In 1992, a referendum on independence for Bosnia Herzegovina was held, on which 64 percent of its people participated and voted 99.44 percent to become independent.
One month later, European Union and U.S. announced their recognition of the state.
However, the then-political leader of Bosniak Serbians, Radovan Karacic, started ethnic cleansing in Bosnia Herzegovina - starting a war which led to a massive catastrophe for Bosniaks.
But neither during the war nor during the 1995 Srebrenitsa genocide, did Izetbegovic lose his resistance spirit for his people and homeland.
In November 1995, Bosniaks - amid international pressure - stopped the war with the Dayton Treaty.
Leaving a flag to his country, Izetbegovic died eight years after the treaty was signed, in 2003.
As per his request, his tomb was placed in the humble Kovaci martyrdom in Bosnia Herzegovina's capital Sarajevo, with the words, "I vow to God - whose strength is above all - we will not be slaves" on his gravestone.

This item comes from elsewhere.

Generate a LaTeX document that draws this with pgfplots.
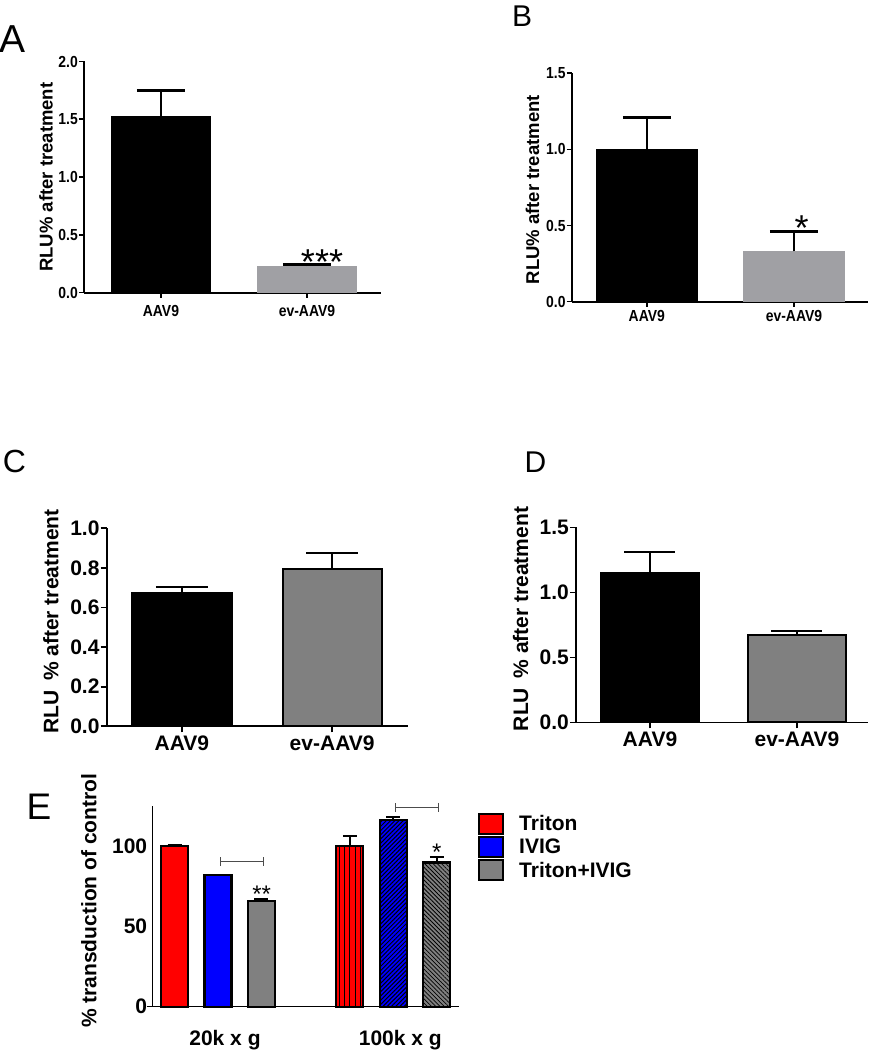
\documentclass[border=0pt]{standalone}
\usepackage{fontspec}
\setmainfont{Liberation Sans}
\newfontfamily\narrowfont[FakeStretch=0.87]{Liberation Sans}
\usepackage{pgfplots}
\pgfplotsset{compat=1.18}
\usetikzlibrary{patterns.meta,arrows.meta}

\definecolor{lgray}{RGB}{160,160,164}
\definecolor{mgray}{RGB}{128,128,128}
\newcommand{\fs}[1]{\fontsize{#1}{#1}\selectfont}

\pgfplotsset{
  gp/.style={scale only axis, anchor=south west, clip=false,
    axis x line*=bottom, axis y line*=left,
    axis line style={-}, tick align=outside,
    ymin=0, /pgf/number format/assume math mode=true,
    xtick={1,2}, xticklabels={AAV9,ev-AAV9}},
  onedec/.style={yticklabel style={/pgf/number format/fixed, /pgf/number format/fixed zerofill, /pgf/number format/precision=1}},
  ebar/.style n args={2}{error bars/y dir=plus, error bars/y explicit,
    error bars/error bar style={line width=#1, black, solid},
    error bars/error mark options={rotate=90, mark size=#2, line width=#1, black, solid}},
  boxlegend/.style={legend image code/.code={\draw[##1, line width=2pt] (0pt,-10pt) rectangle (24pt,10pt);}},
  ebox/.style={ybar, bar width=27pt, bar shift=0pt, draw=black, line width=2pt},
  thickout/.style={every axis plot post/.append style={/tikz/line width=2.2pt, /tikz/draw=black}},
}

\begin{document}
\begin{tikzpicture}
\path[use as bounding box] (0pt,0pt) rectangle (873pt,1050pt);

% panel letters
\node[font=\fs{39}] at (12.5pt,1011pt) {A};
\node[font=\fs{30}] at (522pt,1034pt) {B};
\node[font=\fs{32}] at (14.5pt,588.5pt) {C};
\node[font=\fs{30}] at (535.5pt,587.5pt) {D};
\node[font=\fs{37}] at (39pt,243.5pt) {E};

% ---------- A ----------
\begin{axis}[gp, onedec, at={(84pt,757.3pt)}, width=297pt, height=231.2pt,
  xmin=0.473, xmax=2.507, ymax=2, ytick={0,0.5,1,1.5,2},
  axis line style={line width=1.8pt}, tick style={line width=1.6pt, black}, major tick length=5pt,
  ticklabel style={font=\narrowfont\fs{16}\bfseries},
  xticklabel style={yshift=-4.5pt},
  yticklabel style={inner sep=1pt},
  ylabel={RLU\% after treatment},
  ylabel style={font=\fs{18.5}\bfseries, at={(axis description cs:-0.128,0.5)}, anchor=center}]
\addplot[ybar, bar width=100pt, bar shift=0pt, fill=black, draw=none, ebar={2.5pt}{24pt}]
  coordinates {(1,1.53) +- (0,0.22)};
\addplot[ybar, bar width=100pt, bar shift=0pt, fill=lgray, draw=none, ebar={2.5pt}{24pt}]
  coordinates {(2,0.23) +- (0,0.015)};
\node[font=\fs{36}, anchor=base] at (axis cs:2.103,0.155) {***};
\end{axis}

% ---------- B ----------
\begin{axis}[gp, onedec, at={(571.7pt,748.3pt)}, width=296.3pt, height=228.4pt,
  xmin=0.49, xmax=2.503, ymax=1.5, ytick={0,0.5,1,1.5},
  axis line style={line width=1.8pt}, tick style={line width=1.6pt, black}, major tick length=5pt,
  ticklabel style={font=\narrowfont\fs{16}\bfseries},
  yticklabel style={inner sep=1pt},
  ylabel={RLU\% after treatment},
  ylabel style={font=\fs{18.5}\bfseries, at={(axis description cs:-0.132,0.49)}, anchor=center}]
\addplot[ybar, bar width=102pt, bar shift=0pt, fill=black, draw=none, ebar={2.5pt}{24pt}]
  coordinates {(1,1.0) +- (0,0.21)};
\addplot[ybar, bar width=102pt, bar shift=0pt, fill=lgray, draw=none, ebar={2.5pt}{24pt}]
  coordinates {(2,0.33) +- (0,0.13)};
\node[font=\fs{36}, anchor=base] at (axis cs:2.052,0.40) {*};
\end{axis}

% ---------- C ----------
\begin{axis}[gp, onedec, thickout, at={(106.7pt,323.7pt)}, width=301.3pt, height=198pt,
  xmin=0.499, xmax=2.505, ymax=1.0, ytick={0,0.2,0.4,0.6,0.8,1},
  axis line style={line width=2pt}, tick style={line width=1.8pt, black}, major tick length=6pt,
  ticklabel style={font=\fs{21}\bfseries},
  yticklabel style={inner sep=1pt},
  ylabel={RLU\hspace{0.45em}\% after treatment},
  ylabel style={font=\fs{21}\bfseries, at={(axis description cs:-0.185,0.53)}, anchor=center}]
\addplot[ybar, bar width=99pt, bar shift=0pt, fill=black, draw=black, line width=2pt, ebar={2.5pt}{26pt}]
  coordinates {(1,0.675) +- (0,0.028)};
\addplot[ybar, bar width=99pt, bar shift=0pt, fill=mgray, draw=black, line width=2pt, ebar={2.5pt}{26pt}]
  coordinates {(2,0.795) +- (0,0.08)};
\end{axis}

% ---------- D ----------
\begin{axis}[gp, onedec, thickout, at={(576pt,327.7pt)}, width=292pt, height=195pt,
  xmin=0.497, xmax=2.483, ymax=1.5, ytick={0,0.5,1,1.5},
  axis line style={line width=1.3pt}, tick style={line width=1.3pt, black}, major tick length=6pt,
  ticklabel style={font=\fs{21}\bfseries},
  yticklabel style={inner sep=1pt},
  ylabel={RLU\hspace{0.45em}\% after treatment},
  ylabel style={font=\fs{21}\bfseries, at={(axis description cs:-0.19,0.53)}, anchor=center}]
\addplot[ybar, bar width=98pt, bar shift=0pt, fill=black, draw=black, line width=2pt, ebar={2.5pt}{25.5pt}]
  coordinates {(1,1.145) +- (0,0.165)};
\addplot[ybar, bar width=98pt, bar shift=0pt, fill=mgray, draw=black, line width=2pt, ebar={2.5pt}{25.5pt}]
  coordinates {(2,0.672) +- (0,0.03)};
\end{axis}

% ---------- E ----------
\begin{axis}[gp, thickout, at={(152.7pt,43.3pt)}, width=306.6pt, height=200.7pt,
  xmin=-0.3725, xmax=1.3765, ymax=125, ytick={0,50,100},
  xtick={0,1}, xticklabels={20k x g,100k x g},
  axis line style={line width=1.3pt}, x axis line style={shorten <=-6pt},
  major tick length=0pt,
  ticklabel style={font=\fs{21}\bfseries},
  xticklabel style={yshift=-20pt, xshift=7pt},
  yticklabel style={xshift=-2pt},
  ylabel={\% transduction of control},
  ylabel style={font=\fs{21}\bfseries, at={(axis description cs:-0.208,0.528)}, anchor=center},
  legend style={draw=none, fill=none, at={(axis description cs:1.061,0.967)}, anchor=north west,
    font=\fs{21}\bfseries, row sep=1.3pt, inner sep=0pt, nodes={inner xsep=15pt, inner ysep=0pt}},
  legend cell align=left]
\addlegendimage{boxlegend, fill=red}
\addlegendentry{Triton}
\addlegendimage{boxlegend, fill=blue}
\addlegendentry{IVIG}
\addlegendimage{boxlegend, fill=mgray}
\addlegendentry{Triton+IVIG}
% 20k x g  (group 0: Triton, IVIG, Triton+IVIG)
\addplot[ebox, fill=red, ebar={2pt}{7pt}]
  coordinates {(-0.248,100) +- (0,0.6)};
\addplot[ebox, fill=blue, ebar={2pt}{7pt}]
  coordinates {(0,82) +- (0,0.3)};
\addplot[ebox, fill=mgray, ebar={2pt}{7pt}]
  coordinates {(0.248,66) +- (0,1.3)};
% 100k x g  (group 1)
\addplot[ebox, preaction={fill=red},
  pattern={Lines[angle=90,distance=5.3pt,line width=1.2pt]}, pattern color=black, ebar={2pt}{7pt}]
  coordinates {(0.752,100) +- (0,6.3)};
\addplot[ebox, preaction={fill=blue},
  pattern={Lines[angle=45,distance=3pt,line width=1pt]}, pattern color=black, ebar={2pt}{7pt}]
  coordinates {(1,116.3) +- (0,2)};
\addplot[ebox, preaction={fill=mgray},
  pattern={Lines[angle=-45,distance=3pt,line width=0.8pt]}, pattern color=black, ebar={2pt}{7pt}]
  coordinates {(1.248,89.8) +- (0,3.3)};
\draw[black!70, line width=1.2pt, {Bar[width=9pt]}-{Bar[width=9pt]}] (axis cs:0.0114,90.3) -- (axis cs:0.262,90.3);
\draw[black!70, line width=1.2pt, {Bar[width=9pt]}-{Bar[width=9pt]}] (axis cs:1.0097,124.2) -- (axis cs:1.262,124.2);
\node[font=\fs{24}, anchor=base] at (axis cs:0.249,64.6) {**};
\node[font=\fs{24}, anchor=base] at (axis cs:1.2476,91.0) {*};
\end{axis}
\end{tikzpicture}
\end{document}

"If we forget the genocide done to us, we are compelled to live it again. I shall never tell you to seek revenge, but never forget what has been done," he told his people.
"To become the teacher of the earth below, one has to become the student of the sky above. Law is not only my profession, but my preference of living and my life's motto. We won't seek our future in the past. We won't run after grudge and revenge," he said.